Solusinya jelas bukan pada seberapa berat hukuman bagi anak-anak nakal itu. Tawuran sudah ada sejak siswa Jakarta naik bus tingkat pada 1980-an. Mereka yang mati sia-sia juga tak sedikit akibat ulah konyol sok jagoan ini. Dan terbukti tak ada efek jera.
Tawuran dan kenakalan siswa menunjukkan ada yang salah dengan sistem pendidikan dan perilaku panutan yang hidup di masyarakat kita. Bagaimana pelajar tak tawuran jika setiap hari di televisi kita menyaksikan para orang tua adu mulut saling ejek tak lagi mempedulikan tata kesopanan. Bagaimana para siswa tak menyelesaikan problem dengan adu pukul jika di parlemen perbedaan pendapat diselesaikan dengan saling memaki.
Kurikulum sekolah juga bisa jadi penyebabnya. Kenakalan keterlaluan terjadi karena sejak awal siswa tak diajari mengasah logika dan budi pekerti. Pendidikan kita lebih menekankan pada hafalan tanpa menanamkan cara berpikir sebab-akibat dari sebuah kejadian. Pendidikan kita hanya menargetkan kelulusan tanpa mempedulikan kualitasnya.

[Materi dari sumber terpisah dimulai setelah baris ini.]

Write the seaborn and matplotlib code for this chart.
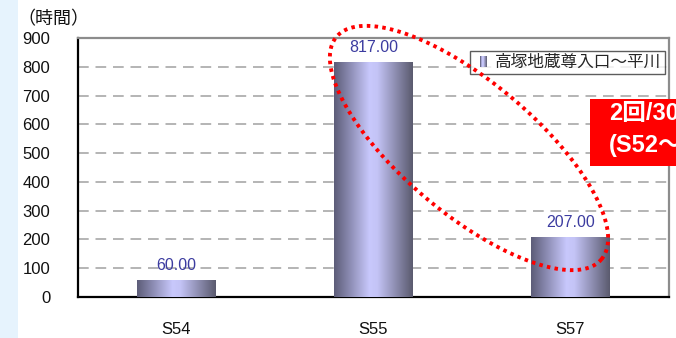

Memecat siswa nakal adalah cara instan memberi efek jera yang tak mendidik. Kenakalan siswa hanya akibat. Penyebabnya adalah sistem pendidikan yang justru tak mendidik. Ini memang pekerjaan besar kita mengubah sekolah bukan lagi penjara bagi siswa, melainkan-seperti kata penyair India, Rabindranath Tagore-taman kebebasan merengkuh pengetahuan.